#### [DIRECTIONS]
Select, from the material below, each line with "this" in it.

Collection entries

******

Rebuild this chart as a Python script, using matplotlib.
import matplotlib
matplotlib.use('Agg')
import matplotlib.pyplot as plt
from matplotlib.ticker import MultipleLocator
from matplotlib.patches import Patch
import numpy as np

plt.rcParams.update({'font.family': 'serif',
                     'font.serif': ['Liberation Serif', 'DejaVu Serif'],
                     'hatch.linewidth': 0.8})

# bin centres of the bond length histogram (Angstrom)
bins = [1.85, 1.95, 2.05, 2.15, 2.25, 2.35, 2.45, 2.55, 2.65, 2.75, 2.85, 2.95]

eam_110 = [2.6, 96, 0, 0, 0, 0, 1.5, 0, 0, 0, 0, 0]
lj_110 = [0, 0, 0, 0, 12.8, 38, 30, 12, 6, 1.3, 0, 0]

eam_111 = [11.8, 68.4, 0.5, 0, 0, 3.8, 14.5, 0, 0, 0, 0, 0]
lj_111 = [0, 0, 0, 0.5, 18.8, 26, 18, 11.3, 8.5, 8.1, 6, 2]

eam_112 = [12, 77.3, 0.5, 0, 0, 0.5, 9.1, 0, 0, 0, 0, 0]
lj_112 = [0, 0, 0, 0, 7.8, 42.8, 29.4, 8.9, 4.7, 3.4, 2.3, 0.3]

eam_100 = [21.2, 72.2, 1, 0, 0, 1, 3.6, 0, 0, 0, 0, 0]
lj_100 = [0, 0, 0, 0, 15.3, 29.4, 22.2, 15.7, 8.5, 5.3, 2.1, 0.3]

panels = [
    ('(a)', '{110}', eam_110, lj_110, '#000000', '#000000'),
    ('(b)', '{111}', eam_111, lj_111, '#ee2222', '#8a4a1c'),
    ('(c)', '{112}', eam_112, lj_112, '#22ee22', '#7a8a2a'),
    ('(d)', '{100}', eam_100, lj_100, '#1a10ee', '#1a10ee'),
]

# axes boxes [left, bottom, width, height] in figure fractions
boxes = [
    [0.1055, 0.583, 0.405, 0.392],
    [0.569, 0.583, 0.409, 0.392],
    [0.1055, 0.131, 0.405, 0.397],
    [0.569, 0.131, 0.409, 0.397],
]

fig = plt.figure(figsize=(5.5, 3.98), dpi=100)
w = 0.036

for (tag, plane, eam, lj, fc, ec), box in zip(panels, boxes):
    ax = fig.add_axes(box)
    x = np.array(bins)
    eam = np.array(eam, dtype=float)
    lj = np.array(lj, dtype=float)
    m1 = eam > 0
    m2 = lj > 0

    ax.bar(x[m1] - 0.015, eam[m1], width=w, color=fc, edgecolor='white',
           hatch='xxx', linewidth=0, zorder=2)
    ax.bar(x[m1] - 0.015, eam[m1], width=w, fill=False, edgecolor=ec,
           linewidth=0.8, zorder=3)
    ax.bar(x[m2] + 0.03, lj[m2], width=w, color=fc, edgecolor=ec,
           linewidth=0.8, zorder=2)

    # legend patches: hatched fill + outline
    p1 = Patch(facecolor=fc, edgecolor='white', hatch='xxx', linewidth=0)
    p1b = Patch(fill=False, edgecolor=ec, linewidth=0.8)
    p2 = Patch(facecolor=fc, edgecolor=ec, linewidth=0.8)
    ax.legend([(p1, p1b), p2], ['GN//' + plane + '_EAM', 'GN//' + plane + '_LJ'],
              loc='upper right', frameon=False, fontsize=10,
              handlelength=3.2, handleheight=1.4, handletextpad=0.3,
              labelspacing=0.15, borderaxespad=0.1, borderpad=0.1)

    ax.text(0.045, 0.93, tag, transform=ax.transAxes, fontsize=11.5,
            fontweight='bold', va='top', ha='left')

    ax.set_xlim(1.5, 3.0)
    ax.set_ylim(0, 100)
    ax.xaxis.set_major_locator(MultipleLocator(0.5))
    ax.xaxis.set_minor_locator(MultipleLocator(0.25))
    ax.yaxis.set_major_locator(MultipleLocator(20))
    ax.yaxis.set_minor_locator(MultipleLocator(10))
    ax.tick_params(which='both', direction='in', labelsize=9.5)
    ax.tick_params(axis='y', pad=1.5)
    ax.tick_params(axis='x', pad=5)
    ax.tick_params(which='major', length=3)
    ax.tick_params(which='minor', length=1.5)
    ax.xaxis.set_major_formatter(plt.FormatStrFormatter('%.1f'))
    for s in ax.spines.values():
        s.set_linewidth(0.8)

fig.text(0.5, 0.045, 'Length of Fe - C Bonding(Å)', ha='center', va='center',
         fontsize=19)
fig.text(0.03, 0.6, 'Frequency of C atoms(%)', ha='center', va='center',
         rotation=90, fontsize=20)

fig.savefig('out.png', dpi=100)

******

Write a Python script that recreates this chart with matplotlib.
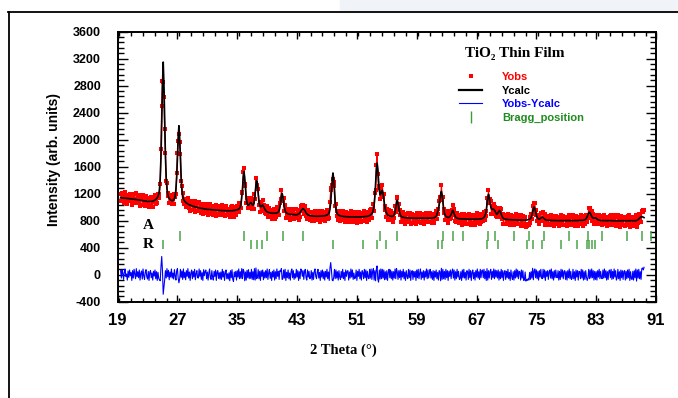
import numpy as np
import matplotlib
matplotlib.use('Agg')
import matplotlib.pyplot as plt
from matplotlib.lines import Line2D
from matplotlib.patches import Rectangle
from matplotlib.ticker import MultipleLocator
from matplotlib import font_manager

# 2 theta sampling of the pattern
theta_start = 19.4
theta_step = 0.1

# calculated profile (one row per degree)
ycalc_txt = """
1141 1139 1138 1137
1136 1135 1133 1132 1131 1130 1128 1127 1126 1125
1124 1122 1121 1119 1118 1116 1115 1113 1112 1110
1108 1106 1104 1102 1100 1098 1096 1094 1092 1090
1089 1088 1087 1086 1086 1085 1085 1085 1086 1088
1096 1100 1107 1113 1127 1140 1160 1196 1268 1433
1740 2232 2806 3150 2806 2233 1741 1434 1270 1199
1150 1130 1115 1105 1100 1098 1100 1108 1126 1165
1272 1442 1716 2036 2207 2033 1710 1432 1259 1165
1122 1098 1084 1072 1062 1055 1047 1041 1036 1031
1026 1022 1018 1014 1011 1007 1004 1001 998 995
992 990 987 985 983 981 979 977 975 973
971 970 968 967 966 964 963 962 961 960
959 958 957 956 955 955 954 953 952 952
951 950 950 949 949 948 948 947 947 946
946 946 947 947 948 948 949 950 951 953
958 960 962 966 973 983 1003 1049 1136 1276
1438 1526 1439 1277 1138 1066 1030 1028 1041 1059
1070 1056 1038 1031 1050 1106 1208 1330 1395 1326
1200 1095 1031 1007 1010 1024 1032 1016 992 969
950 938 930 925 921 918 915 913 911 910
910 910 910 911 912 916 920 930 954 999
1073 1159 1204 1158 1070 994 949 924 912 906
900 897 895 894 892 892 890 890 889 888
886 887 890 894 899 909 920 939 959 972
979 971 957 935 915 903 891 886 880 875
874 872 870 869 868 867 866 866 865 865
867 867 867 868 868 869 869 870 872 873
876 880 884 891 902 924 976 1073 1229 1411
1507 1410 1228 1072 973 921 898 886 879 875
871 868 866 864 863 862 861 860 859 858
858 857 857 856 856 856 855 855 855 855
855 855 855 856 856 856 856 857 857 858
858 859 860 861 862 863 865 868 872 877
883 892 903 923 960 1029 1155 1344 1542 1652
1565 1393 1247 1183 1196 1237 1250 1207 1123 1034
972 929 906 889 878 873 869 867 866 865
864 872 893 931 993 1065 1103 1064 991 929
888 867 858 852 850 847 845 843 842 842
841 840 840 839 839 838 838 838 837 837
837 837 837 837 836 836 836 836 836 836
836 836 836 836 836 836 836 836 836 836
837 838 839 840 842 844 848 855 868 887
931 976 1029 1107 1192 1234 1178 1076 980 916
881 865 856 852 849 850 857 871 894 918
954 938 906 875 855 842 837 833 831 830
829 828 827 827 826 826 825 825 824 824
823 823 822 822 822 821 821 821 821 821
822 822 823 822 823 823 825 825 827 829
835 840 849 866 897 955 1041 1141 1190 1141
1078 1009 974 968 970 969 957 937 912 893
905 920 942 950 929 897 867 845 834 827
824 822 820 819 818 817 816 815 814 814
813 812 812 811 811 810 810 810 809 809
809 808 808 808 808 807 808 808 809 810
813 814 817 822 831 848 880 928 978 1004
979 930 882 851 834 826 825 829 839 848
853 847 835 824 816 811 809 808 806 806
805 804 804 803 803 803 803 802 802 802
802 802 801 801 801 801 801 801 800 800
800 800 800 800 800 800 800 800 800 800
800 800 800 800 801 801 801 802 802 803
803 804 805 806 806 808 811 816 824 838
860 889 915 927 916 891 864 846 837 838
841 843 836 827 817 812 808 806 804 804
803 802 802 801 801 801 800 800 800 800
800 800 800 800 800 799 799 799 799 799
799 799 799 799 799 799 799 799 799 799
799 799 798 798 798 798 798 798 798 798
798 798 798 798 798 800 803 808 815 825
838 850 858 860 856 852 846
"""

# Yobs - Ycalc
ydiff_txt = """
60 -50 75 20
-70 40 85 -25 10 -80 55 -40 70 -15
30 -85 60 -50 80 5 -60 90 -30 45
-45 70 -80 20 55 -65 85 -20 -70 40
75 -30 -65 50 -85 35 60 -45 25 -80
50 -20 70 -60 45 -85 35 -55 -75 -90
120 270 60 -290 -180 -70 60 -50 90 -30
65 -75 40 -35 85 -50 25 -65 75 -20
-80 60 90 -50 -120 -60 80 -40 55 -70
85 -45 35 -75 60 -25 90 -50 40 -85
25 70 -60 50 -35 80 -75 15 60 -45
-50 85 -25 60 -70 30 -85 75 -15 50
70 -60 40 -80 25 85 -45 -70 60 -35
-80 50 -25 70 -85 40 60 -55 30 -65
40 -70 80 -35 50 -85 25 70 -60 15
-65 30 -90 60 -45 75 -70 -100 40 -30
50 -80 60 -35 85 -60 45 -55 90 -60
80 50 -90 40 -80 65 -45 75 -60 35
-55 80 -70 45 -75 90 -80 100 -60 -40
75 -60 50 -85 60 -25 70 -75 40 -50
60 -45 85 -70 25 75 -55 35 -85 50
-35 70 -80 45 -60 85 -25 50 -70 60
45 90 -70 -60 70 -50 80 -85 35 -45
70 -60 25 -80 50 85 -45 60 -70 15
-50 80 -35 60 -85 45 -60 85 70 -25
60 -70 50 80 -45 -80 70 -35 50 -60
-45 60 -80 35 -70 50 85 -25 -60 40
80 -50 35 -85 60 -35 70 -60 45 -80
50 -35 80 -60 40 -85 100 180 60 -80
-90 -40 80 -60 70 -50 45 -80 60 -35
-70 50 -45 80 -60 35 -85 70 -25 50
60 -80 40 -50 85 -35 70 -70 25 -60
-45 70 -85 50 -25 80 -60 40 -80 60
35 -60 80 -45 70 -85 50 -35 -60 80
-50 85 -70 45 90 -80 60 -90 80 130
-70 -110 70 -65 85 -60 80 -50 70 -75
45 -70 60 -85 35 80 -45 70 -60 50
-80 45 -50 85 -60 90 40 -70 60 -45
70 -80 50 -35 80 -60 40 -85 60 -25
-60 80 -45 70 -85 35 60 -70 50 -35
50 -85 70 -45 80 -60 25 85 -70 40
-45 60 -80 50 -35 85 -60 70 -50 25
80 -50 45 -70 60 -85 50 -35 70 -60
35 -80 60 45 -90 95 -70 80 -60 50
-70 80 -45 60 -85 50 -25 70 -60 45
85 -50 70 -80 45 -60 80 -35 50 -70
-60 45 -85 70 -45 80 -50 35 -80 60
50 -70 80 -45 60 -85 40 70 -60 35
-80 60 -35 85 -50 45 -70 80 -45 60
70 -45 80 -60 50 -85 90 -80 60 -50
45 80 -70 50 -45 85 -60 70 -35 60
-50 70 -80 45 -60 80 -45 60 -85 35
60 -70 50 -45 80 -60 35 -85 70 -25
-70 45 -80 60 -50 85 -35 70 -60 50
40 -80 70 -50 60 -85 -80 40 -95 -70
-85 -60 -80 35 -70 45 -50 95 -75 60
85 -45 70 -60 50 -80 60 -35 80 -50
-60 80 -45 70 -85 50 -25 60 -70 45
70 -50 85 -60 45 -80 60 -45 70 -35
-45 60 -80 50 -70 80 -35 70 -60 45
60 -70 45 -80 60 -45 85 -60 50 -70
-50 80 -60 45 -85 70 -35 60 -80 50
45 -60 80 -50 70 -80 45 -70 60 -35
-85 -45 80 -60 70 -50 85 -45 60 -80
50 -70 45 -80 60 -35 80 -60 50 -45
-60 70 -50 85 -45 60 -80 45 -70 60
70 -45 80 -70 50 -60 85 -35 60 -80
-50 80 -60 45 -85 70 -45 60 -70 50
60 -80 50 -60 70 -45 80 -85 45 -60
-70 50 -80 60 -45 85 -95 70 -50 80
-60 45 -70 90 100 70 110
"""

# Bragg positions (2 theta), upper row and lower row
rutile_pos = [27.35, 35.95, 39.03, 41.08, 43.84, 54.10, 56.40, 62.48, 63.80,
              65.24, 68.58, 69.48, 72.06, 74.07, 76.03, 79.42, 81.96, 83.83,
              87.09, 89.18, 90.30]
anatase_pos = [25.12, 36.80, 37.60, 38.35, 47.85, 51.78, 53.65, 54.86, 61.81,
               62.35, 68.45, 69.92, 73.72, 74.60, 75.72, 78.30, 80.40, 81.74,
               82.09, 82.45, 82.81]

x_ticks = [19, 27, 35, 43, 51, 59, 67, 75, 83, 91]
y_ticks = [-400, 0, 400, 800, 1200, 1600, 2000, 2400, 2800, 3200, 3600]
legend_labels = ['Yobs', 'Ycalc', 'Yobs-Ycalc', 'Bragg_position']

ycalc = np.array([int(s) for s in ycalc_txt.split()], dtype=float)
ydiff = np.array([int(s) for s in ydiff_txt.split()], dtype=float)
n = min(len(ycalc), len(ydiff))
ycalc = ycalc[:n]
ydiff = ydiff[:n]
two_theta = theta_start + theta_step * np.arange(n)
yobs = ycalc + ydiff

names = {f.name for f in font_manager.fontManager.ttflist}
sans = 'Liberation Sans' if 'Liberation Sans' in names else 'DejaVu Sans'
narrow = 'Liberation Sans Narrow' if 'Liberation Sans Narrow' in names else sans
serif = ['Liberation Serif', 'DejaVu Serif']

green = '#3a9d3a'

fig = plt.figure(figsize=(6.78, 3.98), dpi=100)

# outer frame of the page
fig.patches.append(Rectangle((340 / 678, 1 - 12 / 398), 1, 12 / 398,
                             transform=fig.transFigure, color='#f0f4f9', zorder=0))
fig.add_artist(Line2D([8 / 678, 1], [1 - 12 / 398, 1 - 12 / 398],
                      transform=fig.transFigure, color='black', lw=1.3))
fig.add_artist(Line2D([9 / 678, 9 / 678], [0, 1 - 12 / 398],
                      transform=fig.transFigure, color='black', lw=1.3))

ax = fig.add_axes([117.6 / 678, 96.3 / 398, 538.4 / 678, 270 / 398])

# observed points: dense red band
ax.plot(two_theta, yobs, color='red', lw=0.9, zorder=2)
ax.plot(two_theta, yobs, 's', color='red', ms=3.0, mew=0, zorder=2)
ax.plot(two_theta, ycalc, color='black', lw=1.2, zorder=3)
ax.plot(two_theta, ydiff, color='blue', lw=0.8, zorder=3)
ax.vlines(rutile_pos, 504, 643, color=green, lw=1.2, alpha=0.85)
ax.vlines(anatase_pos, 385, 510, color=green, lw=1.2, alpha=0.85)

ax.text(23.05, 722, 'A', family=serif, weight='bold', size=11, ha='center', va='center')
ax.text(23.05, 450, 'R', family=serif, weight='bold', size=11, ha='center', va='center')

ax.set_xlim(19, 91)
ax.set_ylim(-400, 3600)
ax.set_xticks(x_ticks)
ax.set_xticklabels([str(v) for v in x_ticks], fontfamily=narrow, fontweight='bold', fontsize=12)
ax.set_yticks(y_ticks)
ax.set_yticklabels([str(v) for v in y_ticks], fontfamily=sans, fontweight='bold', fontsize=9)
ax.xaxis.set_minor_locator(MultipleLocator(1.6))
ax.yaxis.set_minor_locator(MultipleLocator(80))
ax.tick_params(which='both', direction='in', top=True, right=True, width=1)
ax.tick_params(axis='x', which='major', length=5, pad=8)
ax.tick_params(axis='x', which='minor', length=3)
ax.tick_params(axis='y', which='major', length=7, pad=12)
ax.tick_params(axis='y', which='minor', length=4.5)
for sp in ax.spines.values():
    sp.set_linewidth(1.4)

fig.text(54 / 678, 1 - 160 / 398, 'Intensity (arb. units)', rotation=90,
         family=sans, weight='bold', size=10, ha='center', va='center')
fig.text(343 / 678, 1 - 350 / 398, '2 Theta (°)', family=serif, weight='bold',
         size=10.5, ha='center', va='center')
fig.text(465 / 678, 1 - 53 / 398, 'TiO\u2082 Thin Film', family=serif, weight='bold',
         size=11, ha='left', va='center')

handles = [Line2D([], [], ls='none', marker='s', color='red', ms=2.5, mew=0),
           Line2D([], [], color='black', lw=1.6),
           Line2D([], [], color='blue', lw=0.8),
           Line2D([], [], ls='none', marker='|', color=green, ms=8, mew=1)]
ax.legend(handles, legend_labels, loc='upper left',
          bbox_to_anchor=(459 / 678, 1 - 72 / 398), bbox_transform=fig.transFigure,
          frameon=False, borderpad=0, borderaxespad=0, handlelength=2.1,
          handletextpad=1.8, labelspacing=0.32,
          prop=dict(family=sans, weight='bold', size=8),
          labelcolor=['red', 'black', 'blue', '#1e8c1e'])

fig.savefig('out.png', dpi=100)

******

#### [SOLUTION TO THE EXERCISE]
Rebuild this chart as a Python script, using matplotlib.
Write a Python script that recreates this chart with matplotlib.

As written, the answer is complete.